Records to process:

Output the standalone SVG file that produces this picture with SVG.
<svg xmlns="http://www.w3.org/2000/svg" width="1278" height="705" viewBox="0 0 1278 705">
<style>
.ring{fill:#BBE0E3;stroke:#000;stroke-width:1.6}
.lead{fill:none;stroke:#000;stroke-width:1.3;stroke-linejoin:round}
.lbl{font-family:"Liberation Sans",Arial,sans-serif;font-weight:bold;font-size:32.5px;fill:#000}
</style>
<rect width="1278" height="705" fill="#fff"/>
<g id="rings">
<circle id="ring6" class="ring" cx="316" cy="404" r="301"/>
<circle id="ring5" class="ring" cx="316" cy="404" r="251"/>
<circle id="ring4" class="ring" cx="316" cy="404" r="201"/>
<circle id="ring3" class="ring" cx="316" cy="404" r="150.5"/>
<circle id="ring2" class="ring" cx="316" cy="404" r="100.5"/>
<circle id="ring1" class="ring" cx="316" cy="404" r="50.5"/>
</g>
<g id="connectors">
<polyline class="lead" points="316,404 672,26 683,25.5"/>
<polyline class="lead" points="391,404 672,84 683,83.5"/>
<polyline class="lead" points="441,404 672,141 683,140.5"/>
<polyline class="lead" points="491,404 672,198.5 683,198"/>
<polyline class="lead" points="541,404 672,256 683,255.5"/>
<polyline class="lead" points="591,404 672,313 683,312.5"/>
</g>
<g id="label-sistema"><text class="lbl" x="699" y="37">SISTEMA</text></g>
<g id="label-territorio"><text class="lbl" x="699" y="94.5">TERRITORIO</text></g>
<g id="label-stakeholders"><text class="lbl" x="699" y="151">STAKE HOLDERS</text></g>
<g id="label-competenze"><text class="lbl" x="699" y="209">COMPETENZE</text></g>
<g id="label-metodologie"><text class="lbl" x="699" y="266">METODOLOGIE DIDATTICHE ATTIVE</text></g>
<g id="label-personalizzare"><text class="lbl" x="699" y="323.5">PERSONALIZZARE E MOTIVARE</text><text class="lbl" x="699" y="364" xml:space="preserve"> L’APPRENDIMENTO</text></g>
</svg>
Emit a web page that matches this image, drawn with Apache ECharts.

Stated exercise: Output the entries verbatim.

Correct output:
Output the standalone SVG file that produces this picture with SVG.
<svg xmlns="http://www.w3.org/2000/svg" width="1278" height="705" viewBox="0 0 1278 705">
<style>
.ring{fill:#BBE0E3;stroke:#000;stroke-width:1.6}
.lead{fill:none;stroke:#000;stroke-width:1.3;stroke-linejoin:round}
.lbl{font-family:"Liberation Sans",Arial,sans-serif;font-weight:bold;font-size:32.5px;fill:#000}
</style>
<rect width="1278" height="705" fill="#fff"/>
<g id="rings">
<circle id="ring6" class="ring" cx="316" cy="404" r="301"/>
<circle id="ring5" class="ring" cx="316" cy="404" r="251"/>
<circle id="ring4" class="ring" cx="316" cy="404" r="201"/>
<circle id="ring3" class="ring" cx="316" cy="404" r="150.5"/>
<circle id="ring2" class="ring" cx="316" cy="404" r="100.5"/>
<circle id="ring1" class="ring" cx="316" cy="404" r="50.5"/>
</g>
<g id="connectors">
<polyline class="lead" points="316,404 672,26 683,25.5"/>
<polyline class="lead" points="391,404 672,84 683,83.5"/>
<polyline class="lead" points="441,404 672,141 683,140.5"/>
<polyline class="lead" points="491,404 672,198.5 683,198"/>
<polyline class="lead" points="541,404 672,256 683,255.5"/>
<polyline class="lead" points="591,404 672,313 683,312.5"/>
</g>
<g id="label-sistema"><text class="lbl" x="699" y="37">SISTEMA</text></g>
<g id="label-territorio"><text class="lbl" x="699" y="94.5">TERRITORIO</text></g>
<g id="label-stakeholders"><text class="lbl" x="699" y="151">STAKE HOLDERS</text></g>
<g id="label-competenze"><text class="lbl" x="699" y="209">COMPETENZE</text></g>
<g id="label-metodologie"><text class="lbl" x="699" y="266">METODOLOGIE DIDATTICHE ATTIVE</text></g>
<g id="label-personalizzare"><text class="lbl" x="699" y="323.5">PERSONALIZZARE E MOTIVARE</text><text class="lbl" x="699" y="364" xml:space="preserve"> L’APPRENDIMENTO</text></g>
</svg>
Emit a web page that matches this image, drawn with Apache ECharts.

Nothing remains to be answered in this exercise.